* _AIM OF THE EXERCISE_:
Find every line below that contains the word "this" and copy it out.

[Items listed in a dataset]

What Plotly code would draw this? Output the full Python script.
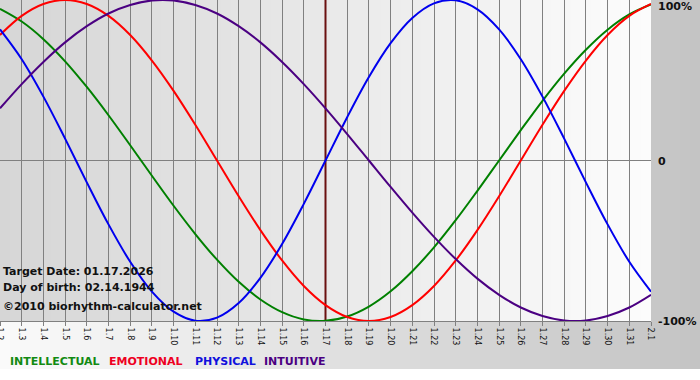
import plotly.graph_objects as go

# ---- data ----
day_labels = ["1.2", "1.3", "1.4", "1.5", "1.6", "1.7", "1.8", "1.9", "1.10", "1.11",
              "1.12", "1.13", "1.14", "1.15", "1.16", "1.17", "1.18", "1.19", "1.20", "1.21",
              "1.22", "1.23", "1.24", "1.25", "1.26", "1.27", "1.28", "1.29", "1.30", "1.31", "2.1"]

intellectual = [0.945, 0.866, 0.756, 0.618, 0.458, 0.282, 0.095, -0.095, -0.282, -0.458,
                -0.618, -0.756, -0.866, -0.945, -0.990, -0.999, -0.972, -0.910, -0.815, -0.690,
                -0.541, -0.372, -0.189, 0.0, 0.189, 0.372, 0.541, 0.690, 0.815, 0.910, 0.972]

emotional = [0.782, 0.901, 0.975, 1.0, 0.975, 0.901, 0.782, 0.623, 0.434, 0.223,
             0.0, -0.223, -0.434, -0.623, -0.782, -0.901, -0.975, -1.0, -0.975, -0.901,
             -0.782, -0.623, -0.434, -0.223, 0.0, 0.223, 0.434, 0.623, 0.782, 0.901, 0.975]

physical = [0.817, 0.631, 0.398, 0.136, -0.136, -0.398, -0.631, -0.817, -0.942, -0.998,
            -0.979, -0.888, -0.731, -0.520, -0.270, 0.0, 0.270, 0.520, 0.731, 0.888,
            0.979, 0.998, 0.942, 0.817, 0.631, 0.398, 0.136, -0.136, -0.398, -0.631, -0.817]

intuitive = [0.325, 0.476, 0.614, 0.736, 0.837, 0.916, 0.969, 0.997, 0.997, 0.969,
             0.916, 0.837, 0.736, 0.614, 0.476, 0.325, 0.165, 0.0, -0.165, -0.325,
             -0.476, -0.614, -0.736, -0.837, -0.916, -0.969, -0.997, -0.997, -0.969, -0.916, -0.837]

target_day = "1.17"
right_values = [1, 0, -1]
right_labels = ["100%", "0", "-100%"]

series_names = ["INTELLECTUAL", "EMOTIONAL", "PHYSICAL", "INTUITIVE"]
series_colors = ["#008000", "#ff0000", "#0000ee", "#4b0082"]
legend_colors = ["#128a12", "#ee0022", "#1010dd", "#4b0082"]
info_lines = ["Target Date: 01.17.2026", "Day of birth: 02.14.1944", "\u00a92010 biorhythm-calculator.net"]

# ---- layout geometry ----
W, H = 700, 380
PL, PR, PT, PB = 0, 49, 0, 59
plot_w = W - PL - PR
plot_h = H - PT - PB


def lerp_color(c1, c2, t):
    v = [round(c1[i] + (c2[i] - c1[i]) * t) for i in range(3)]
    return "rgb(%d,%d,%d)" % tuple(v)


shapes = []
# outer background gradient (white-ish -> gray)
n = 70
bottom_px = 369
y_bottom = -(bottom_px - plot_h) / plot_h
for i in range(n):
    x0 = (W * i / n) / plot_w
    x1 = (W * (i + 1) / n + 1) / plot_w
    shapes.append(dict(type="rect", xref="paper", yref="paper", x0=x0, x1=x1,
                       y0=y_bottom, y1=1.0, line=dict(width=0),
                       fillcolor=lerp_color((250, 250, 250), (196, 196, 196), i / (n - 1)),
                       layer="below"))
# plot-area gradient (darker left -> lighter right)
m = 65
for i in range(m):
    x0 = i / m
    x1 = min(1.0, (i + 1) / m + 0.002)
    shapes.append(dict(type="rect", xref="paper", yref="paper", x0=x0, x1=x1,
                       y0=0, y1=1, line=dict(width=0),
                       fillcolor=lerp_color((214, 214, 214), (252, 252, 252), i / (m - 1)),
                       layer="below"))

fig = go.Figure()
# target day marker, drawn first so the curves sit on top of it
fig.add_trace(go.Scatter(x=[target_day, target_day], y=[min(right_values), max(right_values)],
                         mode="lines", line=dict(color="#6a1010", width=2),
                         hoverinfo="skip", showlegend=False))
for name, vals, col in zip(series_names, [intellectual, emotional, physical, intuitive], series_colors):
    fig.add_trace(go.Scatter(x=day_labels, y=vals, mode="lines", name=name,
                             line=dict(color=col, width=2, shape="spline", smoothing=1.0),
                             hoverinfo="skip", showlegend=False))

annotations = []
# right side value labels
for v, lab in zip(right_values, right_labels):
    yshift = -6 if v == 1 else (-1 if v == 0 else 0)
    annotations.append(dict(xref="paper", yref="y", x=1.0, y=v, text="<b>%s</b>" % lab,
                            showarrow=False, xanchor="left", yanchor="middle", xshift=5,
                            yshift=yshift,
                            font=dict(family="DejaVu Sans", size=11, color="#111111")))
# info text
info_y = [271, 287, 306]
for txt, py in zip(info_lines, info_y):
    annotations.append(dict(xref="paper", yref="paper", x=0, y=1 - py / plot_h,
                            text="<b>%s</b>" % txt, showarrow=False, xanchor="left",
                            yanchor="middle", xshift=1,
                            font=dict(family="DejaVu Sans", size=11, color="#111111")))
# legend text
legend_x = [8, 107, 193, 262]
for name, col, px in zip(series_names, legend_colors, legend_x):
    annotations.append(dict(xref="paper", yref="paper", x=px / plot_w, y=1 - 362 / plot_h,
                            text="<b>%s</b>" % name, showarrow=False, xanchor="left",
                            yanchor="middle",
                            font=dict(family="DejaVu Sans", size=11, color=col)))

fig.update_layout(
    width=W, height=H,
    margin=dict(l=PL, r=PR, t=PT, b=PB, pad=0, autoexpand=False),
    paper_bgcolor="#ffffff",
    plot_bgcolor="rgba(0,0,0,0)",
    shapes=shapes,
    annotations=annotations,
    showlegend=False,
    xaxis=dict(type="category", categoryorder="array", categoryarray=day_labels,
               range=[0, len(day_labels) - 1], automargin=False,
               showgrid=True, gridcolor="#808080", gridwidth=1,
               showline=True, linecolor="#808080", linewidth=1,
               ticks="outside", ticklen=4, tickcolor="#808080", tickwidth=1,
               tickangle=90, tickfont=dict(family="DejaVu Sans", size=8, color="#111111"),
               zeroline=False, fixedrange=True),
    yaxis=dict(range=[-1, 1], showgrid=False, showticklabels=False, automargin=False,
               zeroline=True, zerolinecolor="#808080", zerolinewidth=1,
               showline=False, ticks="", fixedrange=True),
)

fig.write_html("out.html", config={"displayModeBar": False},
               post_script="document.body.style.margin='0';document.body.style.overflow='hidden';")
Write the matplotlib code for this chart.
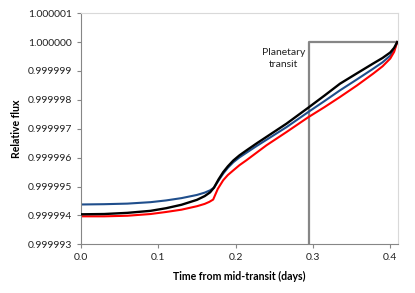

* _RESULT OF THE EXERCISE_:
What Plotly code would draw this? Output the full Python script.
Write the matplotlib code for this chart.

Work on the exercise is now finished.